**WRITTEN TASK:** From the very first line of the data to the line containing "from matplotlib.patches import Rectangle", retype everything exactly, leaving the pictures behind.

**GIVEN DATA:**
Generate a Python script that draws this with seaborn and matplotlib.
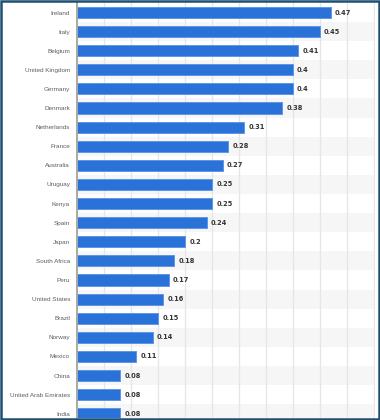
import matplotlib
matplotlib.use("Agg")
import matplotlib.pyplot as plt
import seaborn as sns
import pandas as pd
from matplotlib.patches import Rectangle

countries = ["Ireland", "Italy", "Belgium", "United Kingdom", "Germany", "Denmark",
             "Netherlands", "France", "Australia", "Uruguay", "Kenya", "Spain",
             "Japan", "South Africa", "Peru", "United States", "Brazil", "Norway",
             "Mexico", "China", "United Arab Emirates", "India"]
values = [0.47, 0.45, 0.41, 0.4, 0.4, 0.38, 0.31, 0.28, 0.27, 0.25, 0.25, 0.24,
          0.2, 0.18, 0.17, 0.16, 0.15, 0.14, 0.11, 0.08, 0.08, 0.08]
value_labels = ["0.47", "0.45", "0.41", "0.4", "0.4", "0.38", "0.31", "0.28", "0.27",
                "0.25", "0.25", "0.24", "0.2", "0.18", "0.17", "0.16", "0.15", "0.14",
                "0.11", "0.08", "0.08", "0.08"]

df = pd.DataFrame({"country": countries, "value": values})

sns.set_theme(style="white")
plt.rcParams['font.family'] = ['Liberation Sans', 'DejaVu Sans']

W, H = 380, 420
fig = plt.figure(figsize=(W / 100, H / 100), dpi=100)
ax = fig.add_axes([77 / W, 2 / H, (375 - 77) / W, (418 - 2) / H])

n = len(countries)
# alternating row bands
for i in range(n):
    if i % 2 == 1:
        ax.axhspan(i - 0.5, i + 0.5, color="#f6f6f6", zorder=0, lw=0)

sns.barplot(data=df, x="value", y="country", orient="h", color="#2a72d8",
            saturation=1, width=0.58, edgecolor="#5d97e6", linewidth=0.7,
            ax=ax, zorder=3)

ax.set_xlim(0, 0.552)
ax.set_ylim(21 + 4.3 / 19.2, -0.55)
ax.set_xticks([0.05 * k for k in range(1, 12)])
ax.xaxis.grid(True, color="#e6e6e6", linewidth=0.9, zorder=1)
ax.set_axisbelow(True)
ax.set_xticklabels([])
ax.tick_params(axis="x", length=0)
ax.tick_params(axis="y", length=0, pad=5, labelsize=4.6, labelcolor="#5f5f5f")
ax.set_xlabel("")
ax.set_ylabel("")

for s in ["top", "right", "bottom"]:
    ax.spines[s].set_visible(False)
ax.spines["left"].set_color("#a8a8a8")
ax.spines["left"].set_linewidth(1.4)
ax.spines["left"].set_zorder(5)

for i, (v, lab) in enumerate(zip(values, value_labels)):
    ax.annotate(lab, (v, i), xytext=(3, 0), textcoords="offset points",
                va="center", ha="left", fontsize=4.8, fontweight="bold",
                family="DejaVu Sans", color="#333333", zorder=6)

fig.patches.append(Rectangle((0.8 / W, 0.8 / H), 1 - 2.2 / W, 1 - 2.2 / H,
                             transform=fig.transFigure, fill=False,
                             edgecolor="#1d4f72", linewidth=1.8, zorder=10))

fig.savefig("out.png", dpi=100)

**THE SOLUTION:**
Generate a Python script that draws this with seaborn and matplotlib.
import matplotlib
matplotlib.use("Agg")
import matplotlib.pyplot as plt
import seaborn as sns
import pandas as pd
from matplotlib.patches import Rectangle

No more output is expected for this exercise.